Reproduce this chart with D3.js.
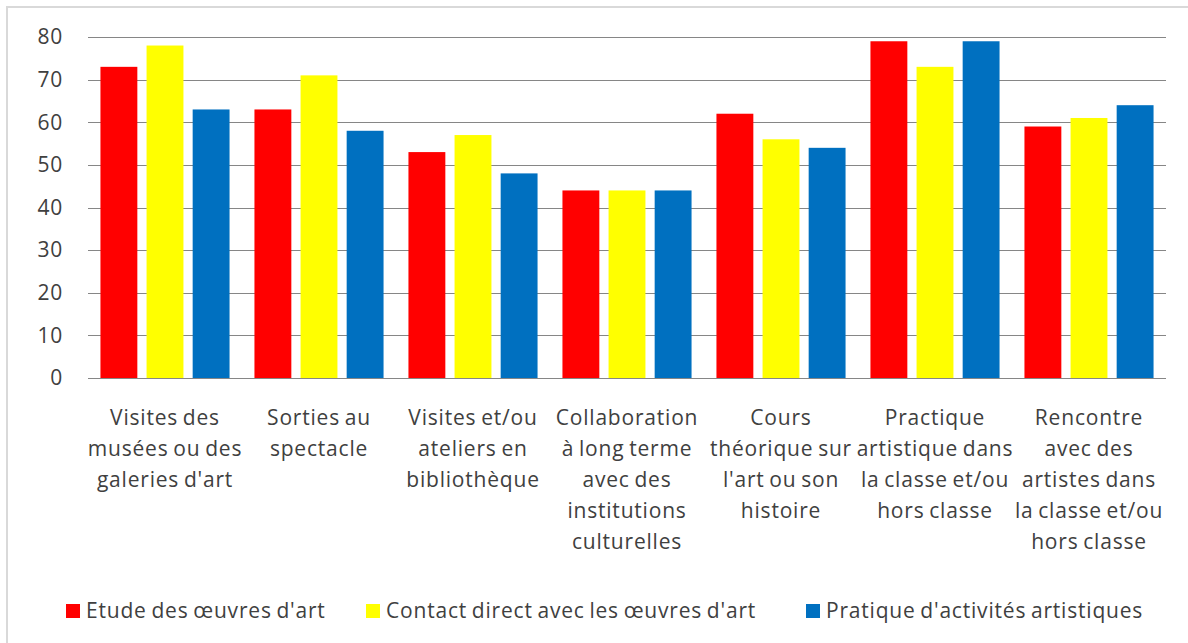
<!DOCTYPE html>
<html>
<head>
<meta charset="utf-8">
<script src="https://cdn.jsdelivr.net/npm/d3@7"></script>
<style>
  body { margin: 0; background: #fff; }
  svg text {
    font-family: "Open Sans", Lato, sans-serif;
    fill: #404040;
    letter-spacing: 0.8px;
    word-spacing: -1.5px;
  }
</style>
</head>
<body>
<div id="chart"></div>
<script>
const categories = [
  "Visites des\nmusées ou des\ngaleries d'art",
  "Sorties au\nspectacle",
  "Visites et/ou\nateliers en\nbibliothèque",
  "Collaboration\nà long terme\navec des\ninstitutions\nculturelles",
  "Cours\nthéorique sur\nl'art ou son\nhistoire",
  "Practique\nartistique dans\nla classe et/ou\nhors classe",
  "Rencontre\navec des\nartistes dans\nla classe et/ou\nhors classe",
];
const seriesNames = [
  "Etude des œuvres d'art",
  "Contact direct avec les œuvres d'art",
  "Pratique d'activités artistiques",
];
const etude = [73, 63, 53, 44, 62, 79, 59];
const contact = [78, 71, 57, 44, 56, 73, 61];
const pratique = [63, 58, 48, 44, 54, 79, 64];
const yTicks = [0, 10, 20, 30, 40, 50, 60, 70, 80];

const colors = ["#ff0000", "#ffff00", "#0070c0"];
const series = [etude, contact, pratique];

const width = 1188;
const height = 643;
const margin = { top: 37, left: 88, right: 22, bottom: 265 };
const fontSize = "21px";

const svg = d3.select("#chart")
  .append("svg")
  .attr("width", width)
  .attr("height", height);

svg.append("rect")
  .attr("x", 7).attr("y", 7)
  .attr("width", width + 10).attr("height", height + 10)
  .attr("fill", "#fff")
  .attr("stroke", "#d9d9d9")
  .attr("stroke-width", 2);

const x = d3.scaleBand()
  .domain(categories)
  .range([margin.left, width - margin.right]);

const xInner = d3.scaleBand()
  .domain(d3.range(series.length))
  .range([0, x.bandwidth()])
  .paddingInner(0.2)
  .paddingOuter(0.27);

const y = d3.scaleLinear()
  .domain([0, 80])
  .range([height - margin.bottom, margin.top]);

// gridlines
svg.append("g")
  .selectAll("line")
  .data(yTicks.filter((d) => d > 0))
  .join("line")
  .attr("x1", margin.left)
  .attr("x2", width - margin.right)
  .attr("y1", (d) => Math.round(y(d)) + 0.5)
  .attr("y2", (d) => Math.round(y(d)) + 0.5)
  .attr("stroke", "#868686")
  .attr("stroke-width", 1);

// y tick labels
svg.append("g")
  .selectAll("text")
  .data(yTicks)
  .join("text")
  .attr("x", 63)
  .attr("y", (d) => y(d))
  .attr("dy", "0.35em")
  .attr("text-anchor", "end")
  .style("font-size", fontSize)
  .text((d) => d);

// bars
series.forEach((values, s) => {
  svg.append("g")
    .selectAll("rect")
    .data(values)
    .join("rect")
    .attr("x", (d, i) => x(categories[i]) + xInner(s))
    .attr("y", (d) => y(d))
    .attr("width", xInner.bandwidth())
    .attr("height", (d) => y(0) - y(d))
    .attr("fill", colors[s]);
});

// baseline
svg.append("line")
  .attr("x1", margin.left)
  .attr("x2", width - margin.right)
  .attr("y1", Math.round(y(0)) + 0.5)
  .attr("y2", Math.round(y(0)) + 0.5)
  .attr("stroke", "#868686")
  .attr("stroke-width", 1.2);

// category labels
const catLabels = svg.append("g")
  .selectAll("text")
  .data(categories)
  .join("text")
  .attr("text-anchor", "middle")
  .style("font-size", fontSize)
  .attr("x", (d) => x(d) + x.bandwidth() / 2)
  .attr("y", 418);

catLabels.selectAll("tspan")
  .data((d) => d.split("\n"))
  .join("tspan")
  .attr("x", function () { return this.parentNode.getAttribute("x"); })
  .attr("dy", (d, i) => (i === 0 ? "0.35em" : "31px"))
  .text((d) => d);

// legend
const legendY = 611;
const legendX = [66, 366, 806];
const legend = svg.append("g")
  .selectAll("g")
  .data(seriesNames)
  .join("g")
  .attr("transform", (d, i) => `translate(${legendX[i]},${legendY})`);

legend.append("rect")
  .attr("x", 0).attr("y", -7)
  .attr("width", 14).attr("height", 14)
  .attr("fill", (d, i) => colors[i]);

legend.append("text")
  .attr("x", 20)
  .attr("dy", "0.35em")
  .style("font-size", fontSize)
  .text((d) => d);
</script>
</body>
</html>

-------------------------

**What this task involves:** Make an exact copy of the lines from the top of the material through the line with "- margin.bottom, margin.top]);", pictures excluded.

**Solution to the exercise:**
Reproduce this chart with D3.js.
<!DOCTYPE html>
<html>
<head>
<meta charset="utf-8">
<script src="https://cdn.jsdelivr.net/npm/d3@7"></script>
<style>
  body { margin: 0; background: #fff; }
  svg text {
    font-family: "Open Sans", Lato, sans-serif;
    fill: #404040;
    letter-spacing: 0.8px;
    word-spacing: -1.5px;
  }
</style>
</head>
<body>
<div id="chart"></div>
<script>
const categories = [
  "Visites des\nmusées ou des\ngaleries d'art",
  "Sorties au\nspectacle",
  "Visites et/ou\nateliers en\nbibliothèque",
  "Collaboration\nà long terme\navec des\ninstitutions\nculturelles",
  "Cours\nthéorique sur\nl'art ou son\nhistoire",
  "Practique\nartistique dans\nla classe et/ou\nhors classe",
  "Rencontre\navec des\nartistes dans\nla classe et/ou\nhors classe",
];
const seriesNames = [
  "Etude des œuvres d'art",
  "Contact direct avec les œuvres d'art",
  "Pratique d'activités artistiques",
];
const etude = [73, 63, 53, 44, 62, 79, 59];
const contact = [78, 71, 57, 44, 56, 73, 61];
const pratique = [63, 58, 48, 44, 54, 79, 64];
const yTicks = [0, 10, 20, 30, 40, 50, 60, 70, 80];

const colors = ["#ff0000", "#ffff00", "#0070c0"];
const series = [etude, contact, pratique];

const width = 1188;
const height = 643;
const margin = { top: 37, left: 88, right: 22, bottom: 265 };
const fontSize = "21px";

const svg = d3.select("#chart")
  .append("svg")
  .attr("width", width)
  .attr("height", height);

svg.append("rect")
  .attr("x", 7).attr("y", 7)
  .attr("width", width + 10).attr("height", height + 10)
  .attr("fill", "#fff")
  .attr("stroke", "#d9d9d9")
  .attr("stroke-width", 2);

const x = d3.scaleBand()
  .domain(categories)
  .range([margin.left, width - margin.right]);

const xInner = d3.scaleBand()
  .domain(d3.range(series.length))
  .range([0, x.bandwidth()])
  .paddingInner(0.2)
  .paddingOuter(0.27);

const y = d3.scaleLinear()
  .domain([0, 80])
  .range([height - margin.bottom, margin.top]);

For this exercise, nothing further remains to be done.